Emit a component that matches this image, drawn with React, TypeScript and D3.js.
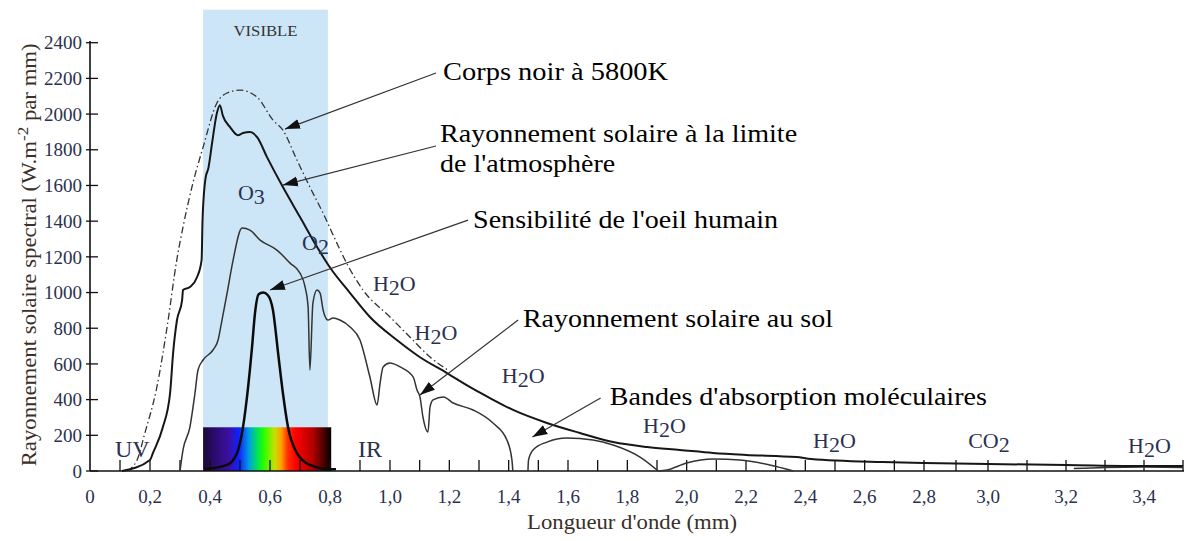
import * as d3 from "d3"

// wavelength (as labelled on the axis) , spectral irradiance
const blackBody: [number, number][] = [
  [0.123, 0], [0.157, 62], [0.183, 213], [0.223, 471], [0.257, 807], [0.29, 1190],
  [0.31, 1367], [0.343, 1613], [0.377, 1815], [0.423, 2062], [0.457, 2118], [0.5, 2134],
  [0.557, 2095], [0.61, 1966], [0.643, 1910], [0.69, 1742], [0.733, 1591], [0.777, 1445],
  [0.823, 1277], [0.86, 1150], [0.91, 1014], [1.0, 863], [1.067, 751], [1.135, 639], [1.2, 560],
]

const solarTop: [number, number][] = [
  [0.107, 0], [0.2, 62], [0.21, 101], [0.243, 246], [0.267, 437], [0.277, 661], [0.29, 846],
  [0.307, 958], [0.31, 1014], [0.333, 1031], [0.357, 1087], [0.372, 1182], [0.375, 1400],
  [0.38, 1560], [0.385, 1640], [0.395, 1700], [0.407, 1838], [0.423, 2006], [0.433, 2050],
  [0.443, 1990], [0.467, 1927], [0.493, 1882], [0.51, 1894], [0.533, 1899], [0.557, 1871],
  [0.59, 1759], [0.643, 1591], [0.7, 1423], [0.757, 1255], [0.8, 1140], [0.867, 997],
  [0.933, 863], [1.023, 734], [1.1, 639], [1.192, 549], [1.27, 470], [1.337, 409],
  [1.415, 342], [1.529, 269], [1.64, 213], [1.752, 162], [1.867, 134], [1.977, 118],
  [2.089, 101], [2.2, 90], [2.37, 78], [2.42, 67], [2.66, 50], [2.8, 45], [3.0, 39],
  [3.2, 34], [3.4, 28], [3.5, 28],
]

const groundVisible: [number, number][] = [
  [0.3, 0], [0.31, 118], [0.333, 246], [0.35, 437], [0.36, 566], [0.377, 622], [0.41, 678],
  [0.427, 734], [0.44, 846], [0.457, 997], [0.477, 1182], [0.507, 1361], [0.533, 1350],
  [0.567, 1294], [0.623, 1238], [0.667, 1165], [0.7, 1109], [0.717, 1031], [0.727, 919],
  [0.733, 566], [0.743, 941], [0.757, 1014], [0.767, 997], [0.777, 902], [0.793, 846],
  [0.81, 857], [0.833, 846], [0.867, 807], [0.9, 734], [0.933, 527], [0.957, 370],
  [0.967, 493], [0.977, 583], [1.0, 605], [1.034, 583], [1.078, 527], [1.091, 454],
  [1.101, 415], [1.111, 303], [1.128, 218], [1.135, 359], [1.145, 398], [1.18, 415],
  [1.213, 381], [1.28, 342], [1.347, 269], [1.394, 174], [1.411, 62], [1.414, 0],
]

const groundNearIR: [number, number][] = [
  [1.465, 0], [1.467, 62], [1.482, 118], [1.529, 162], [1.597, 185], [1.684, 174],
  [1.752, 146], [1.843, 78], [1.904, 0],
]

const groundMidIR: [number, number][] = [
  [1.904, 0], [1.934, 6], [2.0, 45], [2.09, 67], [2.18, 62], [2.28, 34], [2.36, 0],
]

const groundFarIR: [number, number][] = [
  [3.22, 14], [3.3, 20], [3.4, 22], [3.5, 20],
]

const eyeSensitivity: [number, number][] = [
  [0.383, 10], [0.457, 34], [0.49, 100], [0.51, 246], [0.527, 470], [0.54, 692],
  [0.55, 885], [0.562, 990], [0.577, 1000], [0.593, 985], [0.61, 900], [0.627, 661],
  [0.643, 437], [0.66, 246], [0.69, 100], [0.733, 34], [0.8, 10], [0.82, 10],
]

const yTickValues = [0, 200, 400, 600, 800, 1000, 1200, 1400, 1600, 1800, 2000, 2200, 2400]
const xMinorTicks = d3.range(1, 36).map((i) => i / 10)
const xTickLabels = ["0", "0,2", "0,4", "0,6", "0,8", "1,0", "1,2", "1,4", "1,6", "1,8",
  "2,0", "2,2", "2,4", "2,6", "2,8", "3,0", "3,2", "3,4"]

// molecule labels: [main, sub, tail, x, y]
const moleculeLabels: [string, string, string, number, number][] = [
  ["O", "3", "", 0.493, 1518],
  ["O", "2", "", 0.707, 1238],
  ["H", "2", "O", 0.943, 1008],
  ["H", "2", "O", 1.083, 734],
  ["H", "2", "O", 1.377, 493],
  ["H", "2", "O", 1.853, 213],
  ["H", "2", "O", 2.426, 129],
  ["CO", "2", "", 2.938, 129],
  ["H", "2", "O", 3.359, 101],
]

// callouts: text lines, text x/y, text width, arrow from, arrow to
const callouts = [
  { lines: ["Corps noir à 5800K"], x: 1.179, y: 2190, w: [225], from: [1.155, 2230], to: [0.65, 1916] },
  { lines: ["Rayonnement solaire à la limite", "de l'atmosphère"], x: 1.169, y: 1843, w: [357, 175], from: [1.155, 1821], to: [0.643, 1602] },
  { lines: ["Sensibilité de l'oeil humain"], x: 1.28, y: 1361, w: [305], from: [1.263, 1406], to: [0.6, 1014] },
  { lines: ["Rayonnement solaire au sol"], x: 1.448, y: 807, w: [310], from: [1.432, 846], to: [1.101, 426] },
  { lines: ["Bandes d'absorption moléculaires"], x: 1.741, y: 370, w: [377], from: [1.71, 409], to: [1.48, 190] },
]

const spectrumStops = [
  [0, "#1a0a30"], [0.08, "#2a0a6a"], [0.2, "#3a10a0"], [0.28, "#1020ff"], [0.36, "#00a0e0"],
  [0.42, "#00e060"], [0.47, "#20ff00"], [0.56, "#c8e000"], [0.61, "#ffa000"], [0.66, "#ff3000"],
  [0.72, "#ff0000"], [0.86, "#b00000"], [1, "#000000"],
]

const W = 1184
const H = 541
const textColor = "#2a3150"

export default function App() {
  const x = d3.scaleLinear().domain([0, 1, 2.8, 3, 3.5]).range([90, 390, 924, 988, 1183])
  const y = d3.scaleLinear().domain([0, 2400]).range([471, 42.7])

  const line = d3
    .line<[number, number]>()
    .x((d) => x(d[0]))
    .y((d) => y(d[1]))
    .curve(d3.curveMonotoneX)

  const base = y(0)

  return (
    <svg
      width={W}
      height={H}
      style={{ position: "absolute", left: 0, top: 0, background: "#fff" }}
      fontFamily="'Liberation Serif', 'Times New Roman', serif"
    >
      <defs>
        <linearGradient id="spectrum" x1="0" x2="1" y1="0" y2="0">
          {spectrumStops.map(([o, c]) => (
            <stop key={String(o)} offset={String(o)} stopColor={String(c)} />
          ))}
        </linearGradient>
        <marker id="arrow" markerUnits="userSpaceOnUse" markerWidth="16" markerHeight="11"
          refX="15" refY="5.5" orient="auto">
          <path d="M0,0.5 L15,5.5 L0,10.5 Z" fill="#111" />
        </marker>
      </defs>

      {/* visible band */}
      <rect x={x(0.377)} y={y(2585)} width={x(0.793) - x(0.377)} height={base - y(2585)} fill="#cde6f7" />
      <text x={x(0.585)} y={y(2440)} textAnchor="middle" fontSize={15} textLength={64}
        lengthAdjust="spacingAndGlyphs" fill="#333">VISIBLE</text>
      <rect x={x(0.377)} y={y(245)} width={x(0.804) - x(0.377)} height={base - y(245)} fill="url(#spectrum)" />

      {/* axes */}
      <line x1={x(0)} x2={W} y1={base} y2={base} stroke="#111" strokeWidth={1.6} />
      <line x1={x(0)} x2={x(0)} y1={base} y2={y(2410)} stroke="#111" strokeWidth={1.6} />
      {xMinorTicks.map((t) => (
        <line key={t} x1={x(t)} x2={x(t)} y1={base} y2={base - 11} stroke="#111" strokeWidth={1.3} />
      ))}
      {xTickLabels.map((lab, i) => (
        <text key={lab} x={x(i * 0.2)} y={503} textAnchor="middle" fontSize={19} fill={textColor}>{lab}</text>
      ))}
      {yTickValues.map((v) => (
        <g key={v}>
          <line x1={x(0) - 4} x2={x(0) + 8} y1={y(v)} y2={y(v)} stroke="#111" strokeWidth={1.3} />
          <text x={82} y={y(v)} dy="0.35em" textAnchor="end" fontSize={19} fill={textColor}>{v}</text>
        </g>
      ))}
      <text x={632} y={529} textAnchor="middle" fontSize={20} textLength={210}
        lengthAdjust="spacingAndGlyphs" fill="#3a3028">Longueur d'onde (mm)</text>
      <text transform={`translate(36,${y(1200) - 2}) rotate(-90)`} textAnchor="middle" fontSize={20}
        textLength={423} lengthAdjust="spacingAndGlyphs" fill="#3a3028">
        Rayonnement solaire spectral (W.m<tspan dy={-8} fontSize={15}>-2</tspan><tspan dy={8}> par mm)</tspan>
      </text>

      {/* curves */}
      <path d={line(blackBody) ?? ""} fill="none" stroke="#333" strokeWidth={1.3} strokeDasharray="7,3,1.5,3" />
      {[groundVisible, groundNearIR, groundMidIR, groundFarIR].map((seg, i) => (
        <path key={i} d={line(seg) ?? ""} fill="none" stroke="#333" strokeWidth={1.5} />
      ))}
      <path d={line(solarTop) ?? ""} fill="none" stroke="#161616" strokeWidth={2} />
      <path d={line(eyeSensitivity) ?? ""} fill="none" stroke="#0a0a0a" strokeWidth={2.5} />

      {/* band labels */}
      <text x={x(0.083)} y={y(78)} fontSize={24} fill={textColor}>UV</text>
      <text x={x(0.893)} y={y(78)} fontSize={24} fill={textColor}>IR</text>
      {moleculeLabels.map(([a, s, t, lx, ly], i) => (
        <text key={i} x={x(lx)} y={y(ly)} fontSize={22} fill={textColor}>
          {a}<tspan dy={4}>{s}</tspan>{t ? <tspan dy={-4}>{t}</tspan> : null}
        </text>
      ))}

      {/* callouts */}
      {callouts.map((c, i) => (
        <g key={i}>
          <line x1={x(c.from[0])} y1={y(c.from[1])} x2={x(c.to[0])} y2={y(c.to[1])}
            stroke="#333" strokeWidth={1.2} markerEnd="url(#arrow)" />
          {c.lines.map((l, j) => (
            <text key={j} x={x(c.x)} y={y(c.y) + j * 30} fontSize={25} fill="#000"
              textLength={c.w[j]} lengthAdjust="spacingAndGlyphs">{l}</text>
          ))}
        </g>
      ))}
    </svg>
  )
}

++++++++++

DIRECTIONS FOR THIS TASK >>
Restate, line by line and word for word, everything from the top of the material through the line that contains "import * as". Leave pictures out.

FINAL ANSWER >>
Emit a component that matches this image, drawn with React, TypeScript and D3.js.
import * as d3 from "d3"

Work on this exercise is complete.